Age Discrimination Lawsuit Need Not Specify Replacement’s Age

Older employee fired due to his ageAn employee bringing an age discrimination claim does not need to state the age of the individuals who replaced him in the lawsuit.  Rather, at that early stage, it is sufficient to assert that his replacement was “significantly younger” than him.

That was the ruling of the Third Circuit Court of appeals earlier this year.  The Third Circuit is a court that handles appeals from the District of New Jersey.

The case was brought by Zeferino Martinez, M.D., an orthopedic surgeon.  Dr. Martinez’s former employer, UPMC Susquehanna, fired him in 2017.  At the time, Dr. Martinez was 70 years old.

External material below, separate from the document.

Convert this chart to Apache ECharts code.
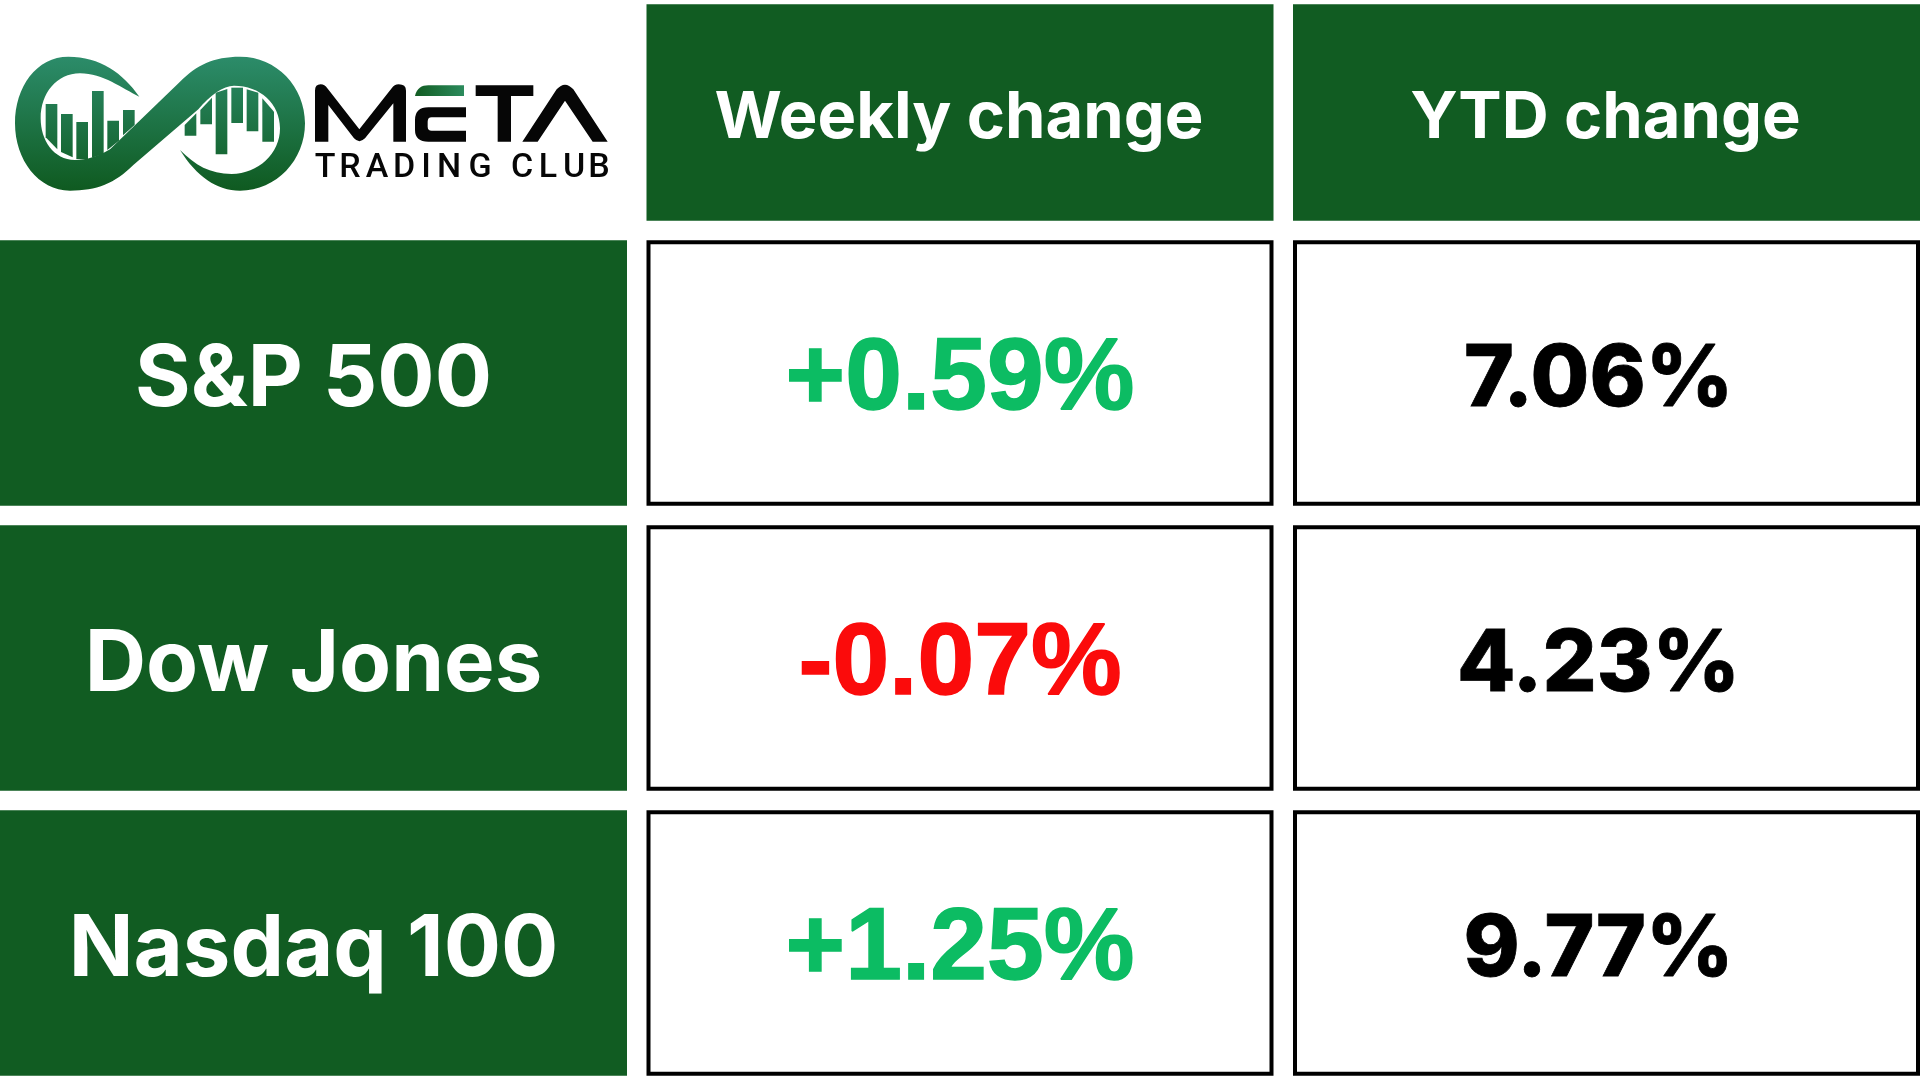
<!DOCTYPE html>
<html>
<head>
<meta charset="utf-8">
<style>html,body{margin:0;padding:0;background:#fff}#c{width:1920px;height:1080px}</style>
<script src="https://cdn.jsdelivr.net/npm/echarts@6/dist/echarts.min.js"></script>
</head>
<body>
<div id="c"></div>
<script>
const columnHeads = ['', 'Weekly change', 'YTD change'];
const indices = ['S&P 500', 'Dow Jones', 'Nasdaq 100'];
const weeklyChange = [0.59, -0.07, 1.25];
const ytdChange = [7.06, 4.23, 9.77];

const DARK = '#115c22', UP = '#0cbc63', DOWN = '#fb0b0b', INK = '#000000';
const GAP = 19.5;
const logoFont = 'Roboto';

const headData = columnHeads.map((t, i) => [i, 0, t]).filter(d => d[2]);
const labelData = indices.map((t, r) => [0, r, t]);
const weeklyData = weeklyChange.map((v, r) => [1, r, v]);
const ytdData = ytdChange.map((v, r) => [2, r, v]);

function cellRender(kind) {
  return function (params, api) {
    const c = api.coord([api.value(0), api.value(1)]);
    const s = api.size([1, 1]);
    const w = s[0] - GAP, h = s[1] - GAP;
    const x = c[0] - w / 2, y = c[1] - h / 2;
    const raw = (kind === 'head' || kind === 'label')
      ? (kind === 'head' ? headData : labelData)[params.dataIndex][2]
      : api.value(2);
    const children = [];
    let text, font, fill, dx = 0, dy = 7, stroke = null, lineWidth = 0;
    if (kind === 'head') {
      children.push({ type: 'rect', shape: { x, y, width: w, height: h }, style: { fill: DARK } });
      text = raw; fill = '#fff'; font = '700 65px Inter'; dy = 5.5; dx = -1;
    } else if (kind === 'label') {
      children.push({ type: 'rect', shape: { x, y, width: w, height: h }, style: { fill: DARK } });
      text = raw; fill = '#fff'; font = '700 85px Inter'; dy = 7;
    } else {
      children.push({ type: 'rect', shape: { x: x + 2, y: y + 2, width: w - 4, height: h - 4 },
        style: { fill: '#fff', stroke: INK, lineWidth: 4 } });
      if (kind === 'weekly') {
        text = (raw > 0 ? '+' : '-') + Math.abs(raw).toFixed(2) + '%';
        fill = raw > 0 ? UP : DOWN;
        font = 'bold 102px "Liberation Sans"';
        stroke = fill; lineWidth = 1.5; dy = 8;
      } else {
        text = raw.toFixed(2) + '%';
        fill = INK;
        font = '800 85px Inter';
        stroke = fill; lineWidth = 0.8; dx = -8; dy = 7;
      }
    }
    const textStyle = { x: c[0] + dx, y: c[1] + dy, text, font, fill, align: 'center', verticalAlign: 'middle' };
    if (stroke) { textStyle.stroke = stroke; textStyle.lineWidth = lineWidth; }
    children.push({ type: 'text', style: textStyle });
    return { type: 'group', children };
  };
}

const band = { type: 'linear', x: 0, y: 20, x2: 0, y2: 422, global: true,
  colorStops: [{ offset: 0, color: '#2c8c6a' }, { offset: 1, color: '#0f5a20' }] };
const eShine = { type: 'linear', x: 345, y: 0, x2: 495, y2: 0, global: true,
  colorStops: [{ offset: 0, color: '#115c22' }, { offset: 1, color: '#2c8c5e' }] };

const markPaths = [
  'M388,140 C340,70 270,20 175,20 C80,20 15,110 15,220 C15,330 85,422 180,422 C260,422 315,400 370,345 L565,178 C600,135 640,107 672,107 C750,107 810,160 810,235 C810,310 745,372 665,372 C600,372 555,345 510,300 C560,380 620,422 690,422 C800,422 885,330 885,220 C885,110 800,20 690,20 C610,20 560,45 510,95 L300,298 C265,320 230,330 195,330 C130,330 92,270 92,205 C92,130 140,70 210,70 C280,70 335,115 388,140 Z',
  'M107,162 L142,162 L142,298 L107,262 Z',
  'M153,192 L188,192 L188,322 L153,306 Z',
  'M199,216 L234,216 L234,328 L199,327 Z',
  'M246,123 L281,123 L281,312 L246,323 Z',
  'M292,212 L327,212 L327,272 L292,300 Z',
  'M339,180 L374,180 L374,225 L339,256 Z',
  'M524,225 L559,190 L559,257 L524,257 Z',
  'M571,180 L606,143 L606,223 L571,223 Z',
  'M617,128 L652,117 L652,313 L617,313 Z',
  'M664,113 L699,113 L699,219 L664,219 Z',
  'M710,118 L745,128 L745,244 L710,244 Z',
  'M757,145 L792,185 L792,275 L757,275 Z'
];
const wordPaths = [
  'M45,215 L45,62 Q45,43 62,43 Q74,43 82,55 L178,178 L275,55 Q283,43 296,43 Q318,43 318,62 L318,215 L280,215 L280,100 L195,205 Q178,222 162,205 L85,105 L85,215 Z',
  'M498,112 L385,112 Q345,112 345,150 L345,180 Q345,215 385,215 L498,215 L498,182 L395,182 Q383,182 383,170 L383,155 Q383,142 395,142 L498,142 Z',
  'M527,46 L700,46 L700,78 L633,78 L633,215 L593,215 L593,78 L527,78 Z',
  'M667,215 L770,58 Q795,30 820,58 L923,215 L878,215 L795,92 L713,215 Z'
];
const clubLetters = 'TRADINGCLUB'.split('');
const clubCentres = [325, 350, 377, 404, 426, 449, 480, 522, 548, 574, 599];

function logoRender() {
  return { type: 'group', children: [
    { type: 'group', x: 10, y: 50, scaleX: 1 / 3, scaleY: 1 / 3,
      children: markPaths.map(p => ({ type: 'path', shape: { pathData: p }, style: { fill: band } })) },
    { type: 'group', x: 300, y: 70, scaleX: 1 / 3, scaleY: 1 / 3,
      children: wordPaths.map(p => ({ type: 'path', shape: { pathData: p }, style: { fill: '#060606' } })).concat([
        { type: 'path', shape: { pathData: 'M345,78 C350,55 365,46 385,46 L492,46 L492,78 Z' }, style: { fill: eShine } }
      ]) }
  ].concat(clubLetters.map((ch, i) => ({
    type: 'text',
    style: { x: clubCentres[i], y: 168, text: ch, font: '500 34px ' + logoFont, fill: '#060606', align: 'center', verticalAlign: 'middle' }
  }))) };
}

const hiddenCat = (data, gridIndex, inverse) => ({
  type: 'category', data, gridIndex, inverse: !!inverse, show: false,
  axisLine: { show: false }, axisTick: { show: false }, axisLabel: { show: false }, splitLine: { show: false }
});

const chart = echarts.init(document.getElementById('c'), null, { renderer: 'canvas' });
chart.setOption({
  animation: false,
  backgroundColor: '#ffffff',
  tooltip: { show: false },
  grid: [
    { left: -9.75, width: 1939.5, top: -5.5, height: 236, outerBoundsMode: 'none' },
    { left: -9.75, width: 1939.5, top: 230.5, height: 855, outerBoundsMode: 'none' }
  ],
  xAxis: [hiddenCat(columnHeads, 0), hiddenCat(columnHeads, 1)],
  yAxis: [hiddenCat(['head'], 0), hiddenCat(indices, 1, true)],
  series: [
    { type: 'custom', xAxisIndex: 0, yAxisIndex: 0, data: headData.map(d => [d[0], d[1]]), renderItem: cellRender('head'), clip: false, silent: true },
    { type: 'custom', xAxisIndex: 1, yAxisIndex: 1, data: labelData.map(d => [d[0], d[1]]), renderItem: cellRender('label'), clip: false, silent: true },
    { type: 'custom', xAxisIndex: 1, yAxisIndex: 1, data: weeklyData, renderItem: cellRender('weekly'), clip: false, silent: true },
    { type: 'custom', xAxisIndex: 1, yAxisIndex: 1, data: ytdData, renderItem: cellRender('ytd'), clip: false, silent: true },
    { type: 'custom', coordinateSystem: 'none', data: [0], renderItem: logoRender, silent: true }
  ]
});
</script>
</body>
</html>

According to Dr. Martinez, his employer told him it fired him because it was “moving in a different direction” and his “services were no longer needed.”  It also told him the decision “had nothing to do with [his] performance.”

Dr. Martinez filed a lawsuit in which claims UPMC, the company that owns the hospital for which he worked, fired him because of his age, in violation of the Age Discrimination in Employment Act (“ADEA”).  Dr. Martinez asserts that the hospital replaced him with two other doctors, John Hunter and Wingrove Jarvis.  He further alleges that Dr. Hunter and Dr. Jarvis were “significantly younger,” “less qualified” and “less experienced” than him.  However, his lawsuit does not provide the ages of Dr. Hunter and Dr. Jarvis.

The District Court dismissed Dr. Martinez’s case, finding his allegation that Dr. Hunter and Dr. Jarvis were “significantly younger” was just a legal conclusion, and he failed to allege any facts to support his claim that UPMC fired him because of his age.  Dr. Martinez appealed.

The Third Circuit Court of Appeals reversed the District Court’s ruling.  In Martinez v. UPMC Susquehanna, it concluded that an allegation that someone is “significantly younger” is a factual allegation, and not a legal conclusion.

The Court explained that a plaintiff might not know the age of his replacement when he files his lawsuit, and might need to learn that information through discovery.  In contrast, it recognized that an employer typically could simply look up that information in its own records.

The Third Circuit made it clear that evidence that employee was replaced by someone significantly younger than him is not even necessary to prove an age discrimination case.  For example, an employee can prove age discrimination based on direct evidence, such as a statement by the employer that it fired him because of to his age.  Alternatively, it can include other facts which, “if otherwise unexplained, are more likely than not based on the consideration of impermissible factors.”  It provided, as an example of that type of proof, evidence that the employer “continued to seek applicants from among those having plaintiff’s qualifications.”

Ultimately, the Court ruled that Dr. Martinez’s allegations that he was replaced by individuals who were “significantly younger,” less qualified, and less experienced than him were enough to state a claim of age discrimination.  While Dr. Martinez clearly will need more evidence to prevail at trial, the Third Circuit found that was enough for the case to proceed with discovery.  Accordingly, it sent the case back to the District Court to give Dr. Martinez an opportunity to prove his case.